Critical Perspectives
Engaging critically with The PayPal Wars requires examining its narrative choices and alternative viewpoints. A primary critique, as noted, is the potential overemphasis on agency and understatement of contingency. Historians of technology might argue that the landscape for digital payments was ripe for disruption, and PayPal’s specific path was one of several possible outcomes.
Furthermore, the book focuses predominantly on competitive and external threats, giving less weight to internal dynamics such as the clash of cultures between the X.com and PayPal teams prior to their merger. Another perspective considers the broader economic implications: PayPal’s victory cemented a centralized model for online payments, influencing debates about financial privacy and monopoly power that resonate today. These perspectives encourage you to read the book not as definitive history, but as a compelling primary source that is enriched when contextualized within wider scholarly and industry discourse.
Summary
The PayPal Wars serves as an essential case study in entrepreneurial grit and strategic adaptation.
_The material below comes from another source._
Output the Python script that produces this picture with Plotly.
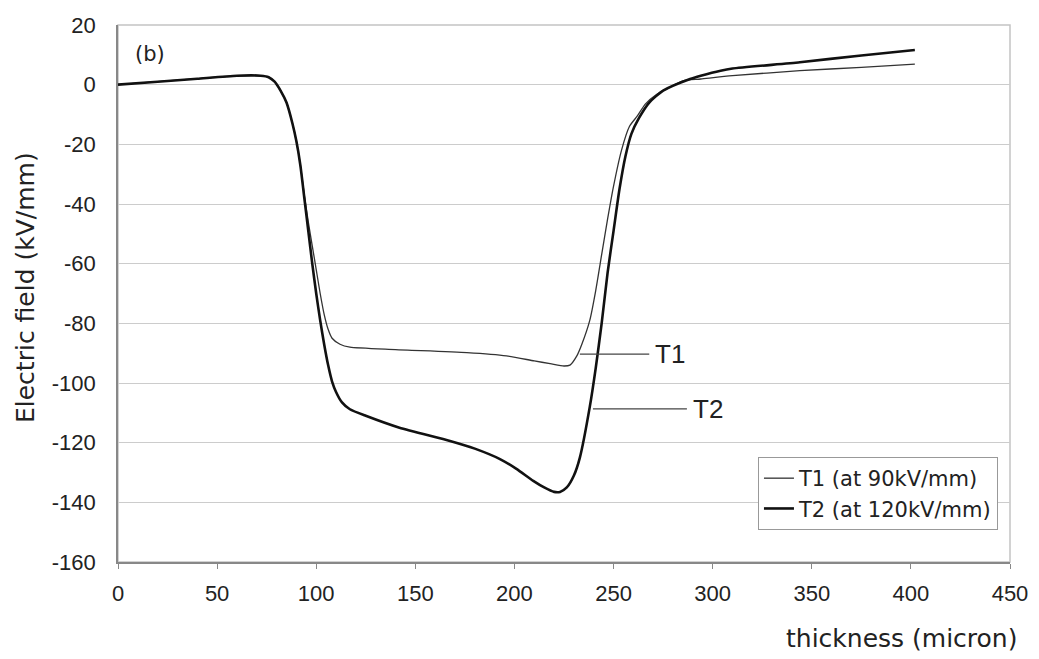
import plotly.graph_objects as go

# T1 (at 90kV/mm)
t1_x = [0, 20, 40, 60, 72, 76, 79, 82, 85, 88, 90, 92, 94, 96, 98, 100, 102, 104, 106, 108, 112, 117, 140, 176, 196, 210, 218, 225, 228, 231.4, 234, 238, 241, 244, 247, 250, 254, 258, 262, 266, 272, 278, 285, 294, 310, 344, 375, 402]
t1_y = [0, 1, 2, 3, 3, 2.5, 1, -2, -6, -13, -19, -27, -37, -46, -54, -62, -70, -77, -82, -85, -87, -88, -88.8, -89.8, -90.9, -92.6, -93.5, -94.3, -94, -91, -87, -79, -69, -57, -45, -34, -22, -14, -10.5, -6.5, -3.1, -1, 1.3, 1.9, 3, 4.7, 5.8, 6.9]

# T2 (at 120kV/mm)
t2_x = [0, 20, 40, 60, 72, 76, 79, 82, 85, 88, 90, 92, 94, 96, 98, 100, 102, 104, 106, 108, 110, 113, 117, 125, 142, 167.5, 180, 192.7, 201, 209.5, 215, 220, 223, 226.4, 230, 233, 238, 241, 244, 247, 250, 253, 256, 259, 263, 268, 275, 288.6, 294, 304, 310, 344, 375, 402]
t2_y = [0, 1, 2, 3, 3, 2.5, 1, -2, -6, -13, -19, -27, -38, -49, -60, -70, -79, -87, -94, -99.5, -103, -106.5, -108.8, -111, -115, -119.4, -122, -125.5, -128.8, -132.8, -135, -136.5, -136.5, -135, -131, -125, -108, -95, -80, -63, -49, -35, -24, -16.5, -11, -6, -2, 1.9, 3, 4.7, 5.4, 7.5, 9.8, 11.6]

x_ticks = [0, 50, 100, 150, 200, 250, 300, 350, 400, 450]
x_labels = ["0", "50", "100", "150", "200", "250", "300", "350", "400", "450"]
y_ticks = [20, 0, -20, -40, -60, -80, -100, -120, -140, -160]
y_labels = ["20", "0", "-20", "-40", "-60", "-80", "-100", "-120", "-140", "-160"]

FONT = "Liberation Sans, Arial, sans-serif"
WIDE = "DejaVu Sans, Liberation Sans, sans-serif"

fig = go.Figure()
fig.add_trace(go.Scatter(x=t1_x, y=t1_y, mode="lines", name="T1 (at 90kV/mm)",
                         line=dict(color="#333333", width=1.3, shape="spline", smoothing=0.6)))
fig.add_trace(go.Scatter(x=t2_x, y=t2_y, mode="lines", name="T2 (at 120kV/mm)",
                         line=dict(color="#111111", width=2.6, shape="spline", smoothing=0.6)))

# frame (top/right lighter)
fig.add_shape(type="rect", xref="paper", yref="paper", x0=0, y0=0, x1=1, y1=1,
              line=dict(color="#c4c4c4", width=1.5), layer="below")

# label leader lines
fig.add_shape(type="line", x0=233, y0=-90.3, x1=268, y1=-90.3, line=dict(color="#444", width=1.2))
fig.add_shape(type="line", x0=239.6, y0=-108.7, x1=287, y1=-108.7, line=dict(color="#444", width=1.2))
fig.add_annotation(x=270, y=-90.3, text="T1", showarrow=False, xanchor="left",
                   font=dict(family=FONT, size=26, color="#222"))
fig.add_annotation(x=289, y=-108.7, text="T2", showarrow=False, xanchor="left",
                   font=dict(family=FONT, size=26, color="#222"))
fig.add_annotation(x=16, y=10.4, text="(b)", showarrow=False,
                   font=dict(family=WIDE, size=21, color="#222"))

fig.add_annotation(xref="paper", yref="paper", x=(901 - 118) / 892, y=-(638 - 562) / 537,
                   text="thickness (micron)", showarrow=False, xanchor="center", yanchor="middle",
                   font=dict(family=WIDE, size=25, color="#222"))
fig.add_annotation(xref="paper", yref="paper", x=(25 - 118) / 892, y=(562 - 288) / 537,
                   text="Electric field (kV/mm)", showarrow=False, textangle=-90,
                   xanchor="center", yanchor="middle",
                   font=dict(family=WIDE, size=25, color="#222"))

fig.update_layout(
    width=1039, height=659,
    margin=dict(l=110, r=37, t=17, b=105, autoexpand=False),
    paper_bgcolor="white", plot_bgcolor="white",
    font=dict(family=FONT, size=22, color="#222"),
    showlegend=True,
    legend=dict(x=0.9865, y=0.1955, xanchor="right", yanchor="top",
                bordercolor="#999", borderwidth=1, bgcolor="white",
                font=dict(family=WIDE, size=21, color="#222"),
                itemwidth=30, tracegroupgap=0),
    xaxis=dict(range=[0, 450], tickvals=x_ticks, ticktext=x_labels, showgrid=False, zeroline=False,
               showline=True, linecolor="#888", linewidth=1.5, automargin=False,
               ticks="outside", ticklen=5, tickcolor="#888", ticklabelstandoff=6,
               tickfont=dict(size=22)),
    yaxis=dict(range=[-160, 20], tickvals=y_ticks, ticktext=y_labels, showgrid=True, gridcolor="#cccccc",
               gridwidth=1, zeroline=False, showline=True, linecolor="#888", linewidth=1.5,
               automargin=False, ticks="", ticklabelstandoff=16, tickfont=dict(size=22)),
)

fig.write_html("out.html")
Key takeaways include:
- The book provides a detailed insider account of surviving battles on multiple fronts—against giant competitors like eBay, criminal fraud rings, and complex regulators.
- A critical analysis must balance its vivid narrative with external factors like timing and luck, recognizing that an insider’s view can sometimes skew perspective.
- It outlines a practical framework for startup survival characterized by extreme agility, decentralized response, and cultural resilience under pressure.
- The pivot-heavy survival strategy illustrates that flexibility in business model is often more critical than the initial idea.
- The legacy of the PayPal Mafia underscores how a high-intensity startup culture can seed an entire generation of future innovations and entrepreneurs.
- Ultimately, PayPal’s saga created a template for Silicon Valley disruption, showing how surviving existential threats can define a company’s ethos and its industry’s future.